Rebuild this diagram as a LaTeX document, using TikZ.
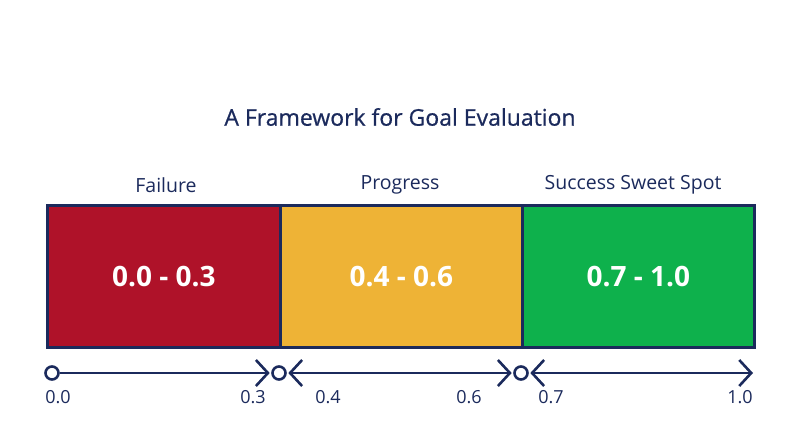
\documentclass[tikz,border=0pt]{standalone}
\usepackage{fontspec}
\setmainfont{Open Sans}
\newfontfamily\titlefont{Open Sans}[FakeBold=0.7]
\usetikzlibrary{arrows.meta}
\definecolor{navy}{HTML}{1B2A5C}
\definecolor{cred}{HTML}{AF1229}
\definecolor{cyellow}{HTML}{EEB336}
\definecolor{cgreen}{HTML}{0EB14C}
\tikzset{
  band/.style={draw=navy, line width=2.6pt, minimum height=142pt, inner sep=0pt, anchor=north west},
  bandtxt/.style={text=white, font=\fontsize{28}{33}\selectfont\bfseries},
  head/.style={text=navy, font=\fontsize{19.5}{23}\selectfont},
  tick/.style={circle, draw=navy, fill=white, line width=2.6pt, minimum size=13pt, inner sep=0pt},
  barb/.tip={Straight Barb[length=12pt,width=26pt,line width=2.6pt]},
  ax/.style={draw=navy, line width=2.6pt, arrows={-barb}},
  ax2/.style={draw=navy, line width=2.6pt, arrows={barb-barb}},
  num/.style={text=navy, font=\fontsize{18}{21}\selectfont}
}
\begin{document}
\begin{tikzpicture}[x=1pt,y=-1pt]
\useasboundingbox (0,0) rectangle (800,447);
\node[text=navy, font=\titlefont\fontsize{23}{27}\selectfont] (title) at (400,117) {A Framework for Goal Evaluation};
\node[band, fill=cred, minimum width=233pt] (b1) at (46,204) {};
\node[band, fill=cyellow, minimum width=242pt] (b2) at (279,204) {};
\node[band, fill=cgreen, minimum width=232pt] (b3) at (521,204) {};
\node[bandtxt] at (b1.center) {0.0 - 0.3};
\node[bandtxt] at (b2.center) {0.4 - 0.6};
\node[bandtxt] at (b3.center) {0.7 - 1.0};
\node[head] (h1) at (166,185) {Failure};
\node[head] (h2) at (400,185) {Progress};
\node[head] (h3) at (633,185) {Success Sweet Spot};
\node[tick] (c0) at (52,373) {};
\node[tick] (c1) at (279,373) {};
\node[tick] (c2) at (521,373) {};
\coordinate (e3) at (753,373);
\draw[ax] (c0.east) -- ([xshift=-1.5pt]c1.west);
\draw[ax2] ([xshift=1.5pt]c1.east) -- ([xshift=-1.5pt]c2.west);
\draw[ax2] ([xshift=1.5pt]c2.east) -- (e3);
\node[num] (n0) at (58,397) {0.0};
\node[num] (n3) at (253,397) {0.3};
\node[num] (n4) at (328,397) {0.4};
\node[num] (n6) at (469,397) {0.6};
\node[num] (n7) at (551,397) {0.7};
\node[num] (n10) at (740,397) {1.0};
\end{tikzpicture}
\end{document}
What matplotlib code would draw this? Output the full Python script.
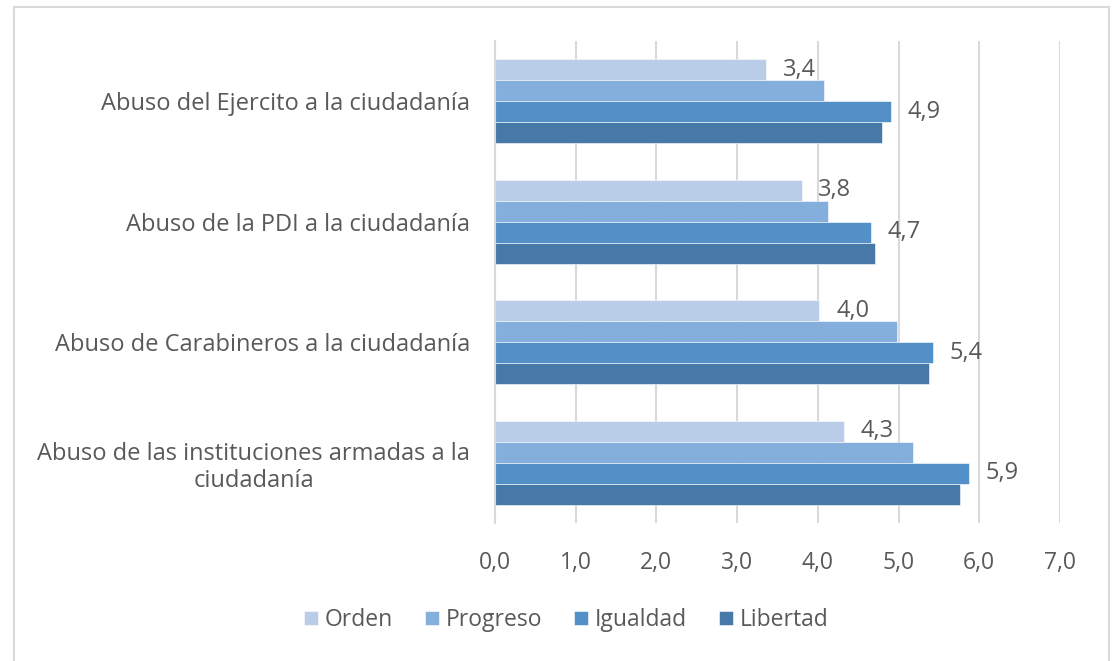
import matplotlib
matplotlib.use("Agg")
import matplotlib.pyplot as plt
import numpy as np
from matplotlib.patches import Rectangle

plt.rcParams['font.family'] = ['Open Sans', 'DejaVu Sans']

# datos
categorias = ["Abuso del Ejercito a la ciudadanía",
              "Abuso de la PDI a la ciudadanía",
              "Abuso de Carabineros a la ciudadanía",
              "Abuso de las instituciones armadas a la\nciudadanía"]
series = ["Orden", "Progreso", "Igualdad", "Libertad"]
orden = [3.36, 3.80, 4.02, 4.32]
progreso = [4.08, 4.13, 4.98, 5.18]
igualdad = [4.91, 4.66, 5.43, 5.87]
libertad = [4.80, 4.71, 5.38, 5.76]
colores = ["#b9cde8", "#84afdc", "#5490c8", "#4678a8"]
con_etiqueta = [True, False, True, False]
ticks_x = [0, 1, 2, 3, 4, 5, 6, 7]

gris = "#595959"
fig = plt.figure(figsize=(11.12, 6.61), dpi=100)
ax = fig.add_axes([0.4451, 0.2088, 0.5081, 0.7292])

valores = [orden, progreso, igualdad, libertad]
y = np.arange(len(categorias))
alto = 0.174
for i, (nombre, vals) in enumerate(zip(series, valores)):
    pos = y - 1.5 * alto + i * alto
    ax.barh(pos, vals, height=alto, color=colores[i], edgecolor="white",
            linewidth=0.4, label=nombre, zorder=3)
    if con_etiqueta[i]:
        for p, v in zip(pos, vals):
            ax.annotate(("%.1f" % v).replace(".", ","), (v, p), xytext=(12, 0),
                        textcoords="offset points", va="center", ha="left",
                        fontsize=17, color=gris, zorder=4)

ax.set_ylim(len(categorias) - 0.5, -0.5)
ax.set_xlim(0, 7)
ax.set_xticks(ticks_x)
ax.set_xticklabels([("%.1f" % t).replace(".", ",") for t in ticks_x],
                   fontsize=16.5, color=gris)
ax.set_yticks(y)
ax.set_yticklabels(categorias, fontsize=17, color=gris,
                   multialignment="center", linespacing=1.2)
ax.tick_params(axis="both", length=0)
ax.tick_params(axis="y", pad=18)
ax.tick_params(axis="x", pad=20)
ax.grid(axis="x", color="#d9d9d9", linewidth=1.5, zorder=0)
for s in ["top", "right", "bottom"]:
    ax.spines[s].set_visible(False)
ax.spines["left"].set_color("#d9d9d9")
ax.spines["left"].set_linewidth(1.5)
ax.spines["left"].set_zorder(5)

fig.legend(loc="center", bbox_to_anchor=(0.509, 0.062), ncol=4, frameon=False,
           fontsize=16.5, labelcolor=gris, handlelength=0.6, handleheight=0.6,
           handletextpad=0.3, columnspacing=1.4)

# borde del gráfico
fig.patches.append(Rectangle((14 / 1112, -0.01), 1095 / 1112, 1 - 7 / 661 + 0.01,
                             transform=fig.transFigure, fill=False,
                             edgecolor="#d9d9d9", linewidth=1.5))

fig.savefig("out.png", dpi=100)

----

Return the listing above in full and without alteration, excluding its pictures.

Rebuild this diagram as a LaTeX document, using TikZ.
\documentclass[tikz,border=0pt]{standalone}
\usepackage{fontspec}
\setmainfont{Open Sans}
\newfontfamily\titlefont{Open Sans}[FakeBold=0.7]
\usetikzlibrary{arrows.meta}
\definecolor{navy}{HTML}{1B2A5C}
\definecolor{cred}{HTML}{AF1229}
\definecolor{cyellow}{HTML}{EEB336}
\definecolor{cgreen}{HTML}{0EB14C}
\tikzset{
  band/.style={draw=navy, line width=2.6pt, minimum height=142pt, inner sep=0pt, anchor=north west},
  bandtxt/.style={text=white, font=\fontsize{28}{33}\selectfont\bfseries},
  head/.style={text=navy, font=\fontsize{19.5}{23}\selectfont},
  tick/.style={circle, draw=navy, fill=white, line width=2.6pt, minimum size=13pt, inner sep=0pt},
  barb/.tip={Straight Barb[length=12pt,width=26pt,line width=2.6pt]},
  ax/.style={draw=navy, line width=2.6pt, arrows={-barb}},
  ax2/.style={draw=navy, line width=2.6pt, arrows={barb-barb}},
  num/.style={text=navy, font=\fontsize{18}{21}\selectfont}
}
\begin{document}
\begin{tikzpicture}[x=1pt,y=-1pt]
\useasboundingbox (0,0) rectangle (800,447);
\node[text=navy, font=\titlefont\fontsize{23}{27}\selectfont] (title) at (400,117) {A Framework for Goal Evaluation};
\node[band, fill=cred, minimum width=233pt] (b1) at (46,204) {};
\node[band, fill=cyellow, minimum width=242pt] (b2) at (279,204) {};
\node[band, fill=cgreen, minimum width=232pt] (b3) at (521,204) {};
\node[bandtxt] at (b1.center) {0.0 - 0.3};
\node[bandtxt] at (b2.center) {0.4 - 0.6};
\node[bandtxt] at (b3.center) {0.7 - 1.0};
\node[head] (h1) at (166,185) {Failure};
\node[head] (h2) at (400,185) {Progress};
\node[head] (h3) at (633,185) {Success Sweet Spot};
\node[tick] (c0) at (52,373) {};
\node[tick] (c1) at (279,373) {};
\node[tick] (c2) at (521,373) {};
\coordinate (e3) at (753,373);
\draw[ax] (c0.east) -- ([xshift=-1.5pt]c1.west);
\draw[ax2] ([xshift=1.5pt]c1.east) -- ([xshift=-1.5pt]c2.west);
\draw[ax2] ([xshift=1.5pt]c2.east) -- (e3);
\node[num] (n0) at (58,397) {0.0};
\node[num] (n3) at (253,397) {0.3};
\node[num] (n4) at (328,397) {0.4};
\node[num] (n6) at (469,397) {0.6};
\node[num] (n7) at (551,397) {0.7};
\node[num] (n10) at (740,397) {1.0};
\end{tikzpicture}
\end{document}
What matplotlib code would draw this? Output the full Python script.
import matplotlib
matplotlib.use("Agg")
import matplotlib.pyplot as plt
import numpy as np
from matplotlib.patches import Rectangle

plt.rcParams['font.family'] = ['Open Sans', 'DejaVu Sans']

# datos
categorias = ["Abuso del Ejercito a la ciudadanía",
              "Abuso de la PDI a la ciudadanía",
              "Abuso de Carabineros a la ciudadanía",
              "Abuso de las instituciones armadas a la\nciudadanía"]
series = ["Orden", "Progreso", "Igualdad", "Libertad"]
orden = [3.36, 3.80, 4.02, 4.32]
progreso = [4.08, 4.13, 4.98, 5.18]
igualdad = [4.91, 4.66, 5.43, 5.87]
libertad = [4.80, 4.71, 5.38, 5.76]
colores = ["#b9cde8", "#84afdc", "#5490c8", "#4678a8"]
con_etiqueta = [True, False, True, False]
ticks_x = [0, 1, 2, 3, 4, 5, 6, 7]

gris = "#595959"
fig = plt.figure(figsize=(11.12, 6.61), dpi=100)
ax = fig.add_axes([0.4451, 0.2088, 0.5081, 0.7292])

valores = [orden, progreso, igualdad, libertad]
y = np.arange(len(categorias))
alto = 0.174
for i, (nombre, vals) in enumerate(zip(series, valores)):
    pos = y - 1.5 * alto + i * alto
    ax.barh(pos, vals, height=alto, color=colores[i], edgecolor="white",
            linewidth=0.4, label=nombre, zorder=3)
    if con_etiqueta[i]:
        for p, v in zip(pos, vals):
            ax.annotate(("%.1f" % v).replace(".", ","), (v, p), xytext=(12, 0),
                        textcoords="offset points", va="center", ha="left",
                        fontsize=17, color=gris, zorder=4)

ax.set_ylim(len(categorias) - 0.5, -0.5)
ax.set_xlim(0, 7)
ax.set_xticks(ticks_x)
ax.set_xticklabels([("%.1f" % t).replace(".", ",") for t in ticks_x],
                   fontsize=16.5, color=gris)
ax.set_yticks(y)
ax.set_yticklabels(categorias, fontsize=17, color=gris,
                   multialignment="center", linespacing=1.2)
ax.tick_params(axis="both", length=0)
ax.tick_params(axis="y", pad=18)
ax.tick_params(axis="x", pad=20)
ax.grid(axis="x", color="#d9d9d9", linewidth=1.5, zorder=0)
for s in ["top", "right", "bottom"]:
    ax.spines[s].set_visible(False)
ax.spines["left"].set_color("#d9d9d9")
ax.spines["left"].set_linewidth(1.5)
ax.spines["left"].set_zorder(5)

fig.legend(loc="center", bbox_to_anchor=(0.509, 0.062), ncol=4, frameon=False,
           fontsize=16.5, labelcolor=gris, handlelength=0.6, handleheight=0.6,
           handletextpad=0.3, columnspacing=1.4)

# borde del gráfico
fig.patches.append(Rectangle((14 / 1112, -0.01), 1095 / 1112, 1 - 7 / 661 + 0.01,
                             transform=fig.transFigure, fill=False,
                             edgecolor="#d9d9d9", linewidth=1.5))

fig.savefig("out.png", dpi=100)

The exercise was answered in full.